Julie Tibshirani

Backcountry Cooking

Julie cooking on a mountain ridge

Za’atar Couscous

After a long day of backpacking, I love eating a warm, salty, fatty meal. This dish provides all of the above! Couscous is a great choice for backpacking, as it cooks with only boiled water. In this recipe it’s topped with olive oil and za’atar, a common spice mix in Lebanese cuisine.


Before your trip, combine the couscous ingredients into an airtight bag: measure the dried couscous and salt according to the package instructions, and throw in some pine nuts. In a small plastic container, combine the za’atar and olive oil in a 1:2 ratio. (Note: this container must be leak-proof! For a simple option, I recommend a Nalgene 1 or 2 oz bottle).

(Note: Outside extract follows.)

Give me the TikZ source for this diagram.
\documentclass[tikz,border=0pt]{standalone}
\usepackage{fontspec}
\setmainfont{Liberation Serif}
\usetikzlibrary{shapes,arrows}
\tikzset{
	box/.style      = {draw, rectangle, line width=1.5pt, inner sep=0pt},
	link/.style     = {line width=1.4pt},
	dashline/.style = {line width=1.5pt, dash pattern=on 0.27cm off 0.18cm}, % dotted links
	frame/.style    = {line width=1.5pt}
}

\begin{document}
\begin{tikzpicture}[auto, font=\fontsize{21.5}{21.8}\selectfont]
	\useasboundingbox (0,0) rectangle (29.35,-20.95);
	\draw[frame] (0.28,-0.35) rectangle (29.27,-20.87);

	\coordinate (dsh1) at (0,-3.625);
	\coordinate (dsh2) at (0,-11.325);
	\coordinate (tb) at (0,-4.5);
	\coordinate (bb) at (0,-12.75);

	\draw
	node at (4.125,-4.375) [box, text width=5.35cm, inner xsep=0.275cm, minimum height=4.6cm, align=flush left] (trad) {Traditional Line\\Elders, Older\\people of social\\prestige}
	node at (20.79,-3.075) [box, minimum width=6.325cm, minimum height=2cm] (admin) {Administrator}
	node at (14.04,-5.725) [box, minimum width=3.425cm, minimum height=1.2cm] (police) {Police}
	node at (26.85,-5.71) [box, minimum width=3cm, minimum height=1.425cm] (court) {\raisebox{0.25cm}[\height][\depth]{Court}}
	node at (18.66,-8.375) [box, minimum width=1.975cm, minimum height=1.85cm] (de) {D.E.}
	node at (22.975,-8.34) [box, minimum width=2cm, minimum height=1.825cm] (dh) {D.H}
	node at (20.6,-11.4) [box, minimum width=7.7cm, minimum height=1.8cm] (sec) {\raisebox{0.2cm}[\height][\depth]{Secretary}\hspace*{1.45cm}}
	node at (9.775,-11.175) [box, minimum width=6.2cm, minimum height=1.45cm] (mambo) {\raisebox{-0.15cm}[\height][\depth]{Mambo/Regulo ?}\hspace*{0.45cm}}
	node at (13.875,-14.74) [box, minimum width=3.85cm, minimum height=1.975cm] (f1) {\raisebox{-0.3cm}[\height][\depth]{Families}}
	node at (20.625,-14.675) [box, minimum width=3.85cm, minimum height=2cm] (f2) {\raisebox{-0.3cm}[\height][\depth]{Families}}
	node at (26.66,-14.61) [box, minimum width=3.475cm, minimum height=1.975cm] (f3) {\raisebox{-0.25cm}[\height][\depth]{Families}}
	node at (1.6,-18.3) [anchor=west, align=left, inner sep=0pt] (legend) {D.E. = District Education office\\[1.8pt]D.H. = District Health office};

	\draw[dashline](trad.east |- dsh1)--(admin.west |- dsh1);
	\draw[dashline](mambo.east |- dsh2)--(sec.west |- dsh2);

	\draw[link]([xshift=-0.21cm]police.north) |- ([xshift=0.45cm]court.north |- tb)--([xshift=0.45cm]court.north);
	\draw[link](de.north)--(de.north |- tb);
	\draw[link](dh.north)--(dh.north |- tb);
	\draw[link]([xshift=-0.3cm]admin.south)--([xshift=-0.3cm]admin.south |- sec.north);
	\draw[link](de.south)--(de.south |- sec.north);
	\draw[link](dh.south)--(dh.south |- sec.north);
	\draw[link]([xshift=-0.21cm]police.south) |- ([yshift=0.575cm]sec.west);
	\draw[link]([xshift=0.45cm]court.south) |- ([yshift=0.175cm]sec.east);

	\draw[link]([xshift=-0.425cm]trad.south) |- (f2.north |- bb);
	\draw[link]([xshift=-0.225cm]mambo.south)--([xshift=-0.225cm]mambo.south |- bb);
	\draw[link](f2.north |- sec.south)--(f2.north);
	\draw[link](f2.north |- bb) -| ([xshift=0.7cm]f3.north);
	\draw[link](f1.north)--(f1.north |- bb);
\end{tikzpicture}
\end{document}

To prepare the meal on your trip, pour the couscous ingredients into a pot. Boil water using any means that’s convenient (Jetboil, stove, etc.) and pour the water over the couscous. There should be enough water to cover the couscous, plus a thin layer on top. Stir the couscous to ensure the salt and nuts are evenly distributed, then let it sit until all water has been absorbed. To serve, fluff up the couscous, split into bowls, and drizzle the sauce on top.

For a sweeter variation, you can chop some dates or dried figs and add it to the couscous alongside the pine nuts. Medjool dates also pair nicely as a dessert course.

Ryan’s Olive Spread

Olive spread with redwoods in background

This salty, satisfying spread is great for a quick lunch on the trail. Since it only contains olives and nuts, it keeps well without refrigeration and works well on short backpacking trips. It is loosely inspired by tapenade, but omits some pungent ingredients – your hiking buddies will appreciate that you don’t smell like garlic!


Combine olives and nuts together in a food processor and blend until even. For a creamier texture, add some olive oil and blend again. If you don’t want to weigh the nuts and olives, you can just eyeball it and combine them in a 1:2 ratio by volume.

Kalamata olives and pistachios are my favorite pairing, but you can use any olives and nuts that go nicely together, for example green olives with almonds. It’s best to use unsalted nuts, as olives already provide enough salt.